Alert March 27, 2012

SEC Staff Provides Further Guidance to Exempt Reporting Advisers on Reporting Special Purpose Entities in Form ADV

The staff of the SEC’s Division of Investment Management (the "Staff") supplemented its "Frequently Asked Questions on Form ADV and IARD" (the "FAQ") to broaden the circumstances under which it would permit an exempt reporting adviser (an "ERA") to include a general partner, managing member or similar special purpose entity ("SPE") of one of the adviser’s private funds in the adviser's report on Form ADV and thereby satisfy the SPE's own ERA reporting obligation. (An ERA is an adviser that relies on the venture capital fund adviser exemption under Section 203(l) of the Investment Advisers Act of 1940 (the "Advisers Act") or the private fund adviser exemption under Section 203(m) of the Advisers Act.) The Staff had previously provided more limited no action relief for SPEs, as discussed in the March 20, 2012 Financial Services Alert.

The Staff's more recent no-action relief applies to the situation where an SPE delegates certain responsibility for managing a private fund to the reporting ERA, but retains and exercises discretionary authority over the private fund's assets.
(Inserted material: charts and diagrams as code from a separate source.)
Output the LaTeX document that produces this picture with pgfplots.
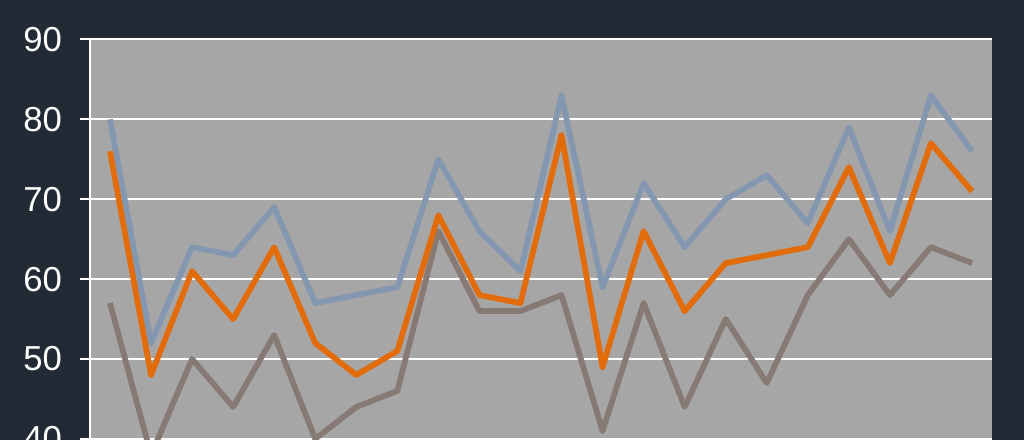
\documentclass[border=0pt]{standalone}
\usepackage{pgfplots}
\pgfplotsset{compat=1.18}
\usepackage{fontspec}
\setmainfont{Liberation Sans}
\usetikzlibrary{backgrounds}

\definecolor{bgdark}{HTML}{222A35}
\definecolor{plotgray}{HTML}{A6A6A6}
\definecolor{seriesblue}{HTML}{8497B0}
\definecolor{seriesorange}{HTML}{E36C0A}
\definecolor{seriesbrown}{HTML}{877A74}

\begin{document}
\begin{tikzpicture}
\begin{axis}[
    scale only axis,
    width=676.5pt,
    height=359.5pt,
    xmin=-0.487, xmax=21.487,
    ymin=30, ymax=90,
    axis x line=none,
    axis y line*=left,
    axis line style={white, line width=1.5pt},
    axis background/.style={fill=plotgray},
    ytick={40,50,...,90},
    ymajorgrids,
    major grid style={white, line width=1.5pt},
    tick align=outside,
    major tick length=7.5pt,
    y tick style={white, line width=1.5pt},
    yticklabel style={font=\fontsize{26}{29}\selectfont, text=white, xshift=-10pt},
    /pgf/number format/assume math mode=true,
    every axis plot/.append style={line width=4.3pt, line join=round, no markers},
]
\addplot[seriesblue] coordinates {
  (0,80) (1,52) (2,64) (3,63) (4,69) (5,57) (6,58) (7,59) (8,75) (9,66) (10,61)
  (11,83) (12,59) (13,72) (14,64) (15,70) (16,73) (17,67) (18,79) (19,66) (20,83) (21,76)};
\addplot[seriesbrown] coordinates {
  (0,57) (1,38) (2,50) (3,44) (4,53) (5,40) (6,44) (7,46) (8,66) (9,56) (10,56)
  (11,58) (12,41) (13,57) (14,44) (15,55) (16,47) (17,58) (18,65) (19,58) (20,64) (21,62)};
\addplot[seriesorange] coordinates {
  (0,76) (1,48) (2,61) (3,55) (4,64) (5,52) (6,48) (7,51) (8,68) (9,58) (10,57)
  (11,78) (12,49) (13,66) (14,56) (15,62) (16,63) (17,64) (18,74) (19,62) (20,77) (21,71)};
\coordinate (tl) at (rel axis cs:0,1);
\coordinate (br) at (axis cs:21.487,40);
\end{axis}
\pgfresetboundingbox
\path[use as bounding box] ([xshift=-67.5pt,yshift=29.6pt]tl) rectangle ([xshift=24pt,yshift=-0.75pt]br);
\begin{scope}[on background layer]
  \fill[bgdark] ([xshift=-67.5pt,yshift=29.6pt]tl) rectangle ([xshift=24pt,yshift=-0.75pt]br);
\end{scope}
\end{tikzpicture}
\end{document}
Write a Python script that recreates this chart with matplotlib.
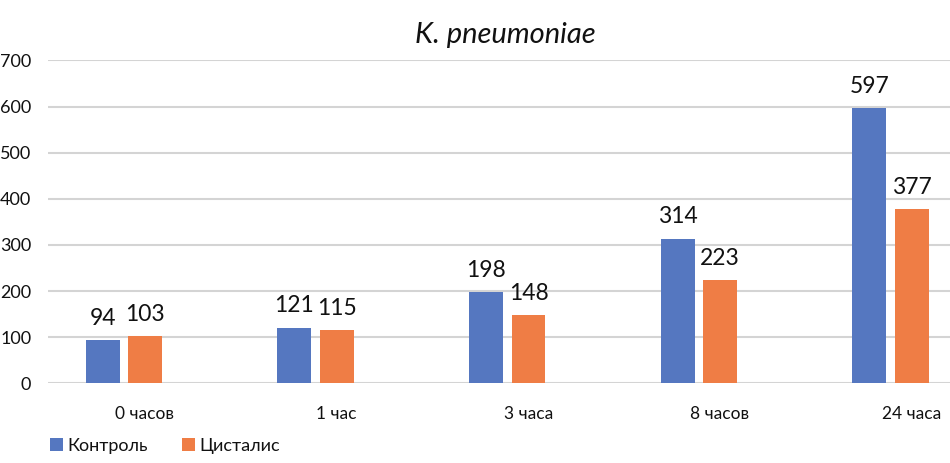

Such an SPE can satisfy its reporting obligation as an ERA by including in the adviser's report on Form ADV all of the information that the SPE would have provided had it reported separately, provided the following conditions are met: (i) the SPE acts as the SPE only for private funds or other pooled investment vehicles advised by the reporting adviser; (ii) the reporting adviser controls the SPE; (iii) the investment advisory activities of the SPE are subject to the Advisers Act; (iv) the SPE has no employees or other persons acting on its behalf other than officers, directors, partners or employees of the reporting adviser; and (v) the SPE, its officers, directors, partners, employees and persons acting on its behalf are subject to the reporting adviser's supervision and control, making them associated persons of the reporting adviser for purposes of the Advisers Act.

The Staff's prior guidance about reporting SPE-related information in the applicable adviser's Form ADV also applies to the circumstances of the more recent relief: (a) Schedules A and B should include an SPE's executive officer and ownership information, identifying the SPE to which the officer and ownership information relates in the "Title or Status" column of Schedule A; and (b) responses to the questions in Form ADV should relate to, and include all information concerning, the ERA and each SPE being reported in the Form ADV.